Obama offered no direct rebukes to current events while conversing with historian Heather Cox Richardson, according to The New York Times, only issuing veiled criticisms of President Donald Trump during his remarks. He didn't mention the president by name once.
"You could still make a lot of money. You could still hang out in Aspen and Milan and travel and have a house in the Hamptons and still think of yourself as a progressive," Obama said, according to the Times. "We now have a situation in which all of us are going to be tested in some way, and we are going to have to decide what our commitments will be."
"Now things are a little different," he said. "You might lose some of your donors if you're a university and if you're a law firm, your billings might drop a little bit, which means you cannot remodel that kitchen in your house in the Hamptons this summer."
The Times reported that Obama urged businesses, law firms, and universities to counter Trump's policies.

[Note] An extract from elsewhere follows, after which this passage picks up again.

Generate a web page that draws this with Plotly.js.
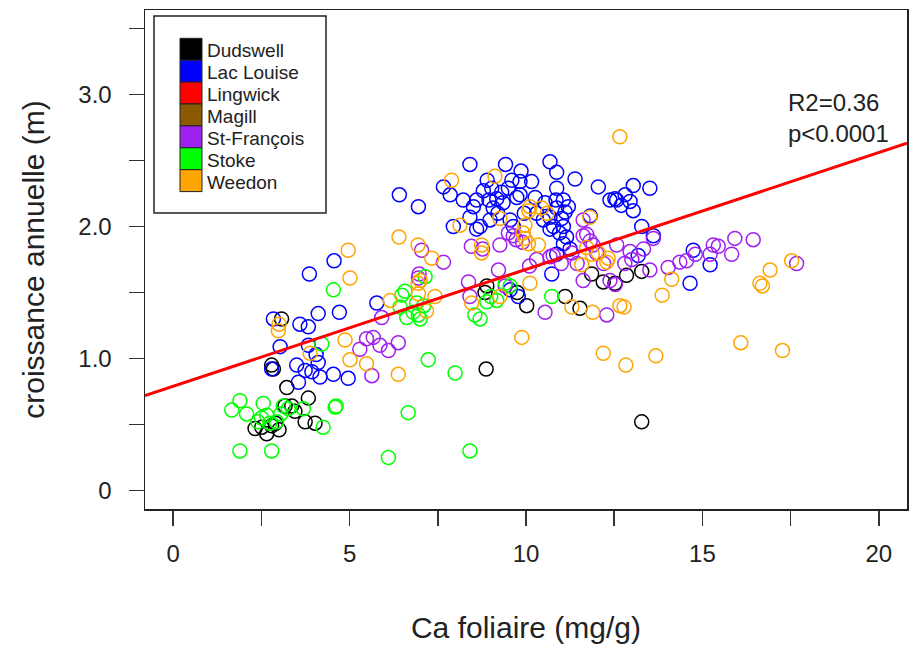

The former president posted on X about immigration on Sunday, suggesting immigrants were "being demonized and treated as enemies" in the U.S.
"Thirteen years ago, my administration acted to protect young people who were American in every single way but one: on paper," the Democrat said in a social media post.
"DACA was an example of how we can be a nation of immigrants and a nation of laws. And it's an example worth remembering today, when families with similar backgrounds who just want to live, work, and support their communities, are being demonized and treated as enemies," the former president said, referring to Deferred Action for Childhood Arrivals.
The Atlantic reported on June 8 that some progressives have been frustrated by the former president's lack of more vocal opposition to Trump.
"There are many grandmas and Rachel Maddow viewers who have been more vocal in this moment than Barack Obama has," co-founder of the Progressive Change Institute, Adam Green, told the Atlantic.
"It is heartbreaking," Green said, "to see him sacrificing that megaphone when nobody else quite has it."